Well, since I have a small capital, I stick with 10x leverage; 2% of the total capital is my margin while sticking using SL.
In the daily time frame, since I already saw the possible scenario that the price would rebound from $82k as a retracement level for the Fibonacci sequence, I went short with only 1:2RR I didn't stop trailing this time because I was also expecting $69k to $70k to be respected, but it failed.
I don't think if this is luck, but having some skills to analyze helps me to predict the possible scenario.
I only seek retracements, but I didn't enter at $82k. I just analyze that this is the retracement level for the daily time frame. I only trade on the 1h time frame. Once the 200 EMA breaks, that is a sign for bearish for me; my retracement level where I enter is $77k.
It looks like you end up saying that trading is gambling because you added luck as one of the reasons why some traders got winning trades.
Low leverage can still encourage averaging, but martingale is very bad. Starting a trade with 0.2x leverage is very good.
Martingale is very bad; however, I saw successful traders on this, but I still can't figure out the psychology behind their strategy using martingale. I saw traders use this martingale on the countertrend system. It's too risky, and I think it only works for those who have a big capital.
The best part of a countertrend strategy is that even with a slight move, they can trade breakeven or make a profit on slight movements.
I am actually planning to try this countertrend strategy and open a sub-account for this with small capital. It looks similar to Waka Waka EA(Automated) but this one is manual.

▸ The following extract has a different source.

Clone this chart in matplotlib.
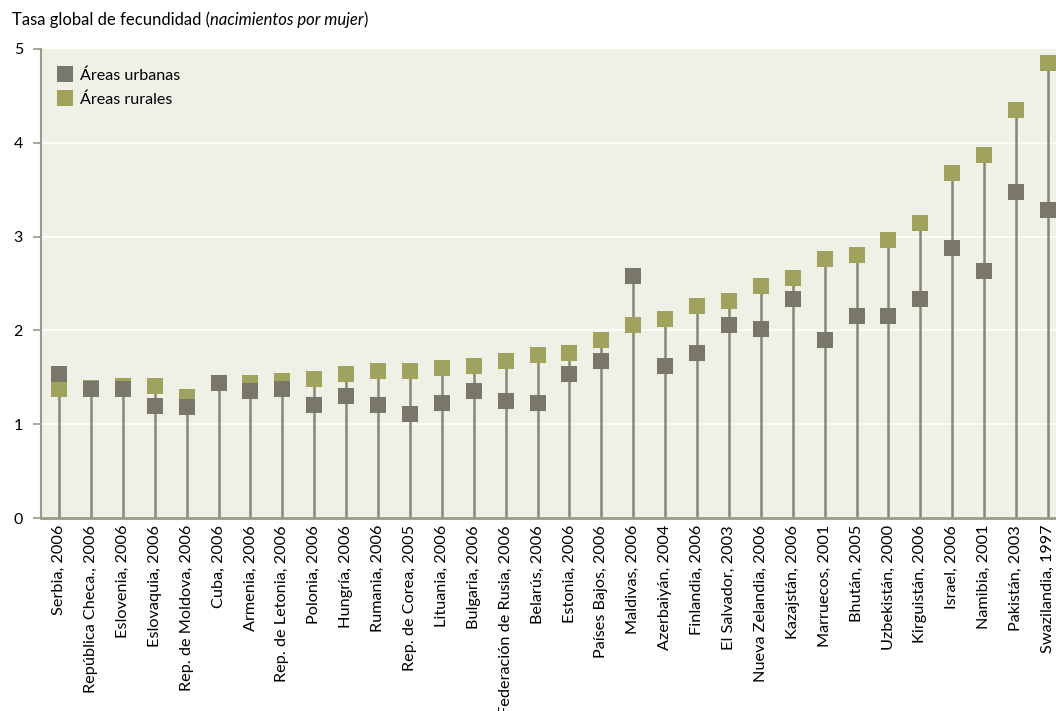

Someone discuss this on the trading forum. I saw some traders who were successful making a profit with this strategy while applying the martingale; pretty bad. It looks riskier to me; I don't have a huge capital to do this. Based on my understanding, they have a grid or level where they are going to double their entry to avoid blowing their capital immediately. I'm still figuring out the psychology behind this and how they apply the risk management here. I saw a video of this as what others illustrate; it looks like a series of SL above the higher highs or lower lows, which their limit, I guess, is when they keep entering countertrend.
Honestly, I don't trade against the trend; that is one of my strict rules, but other traders do this, and it appears to work for them on forex. We know this one is much more stable than Bitcoin, so I was thinking this might not work. However, without trying it, we do not know if this will work or not. At least even a paper money to test this out will give us clarification if this strategy will work or not.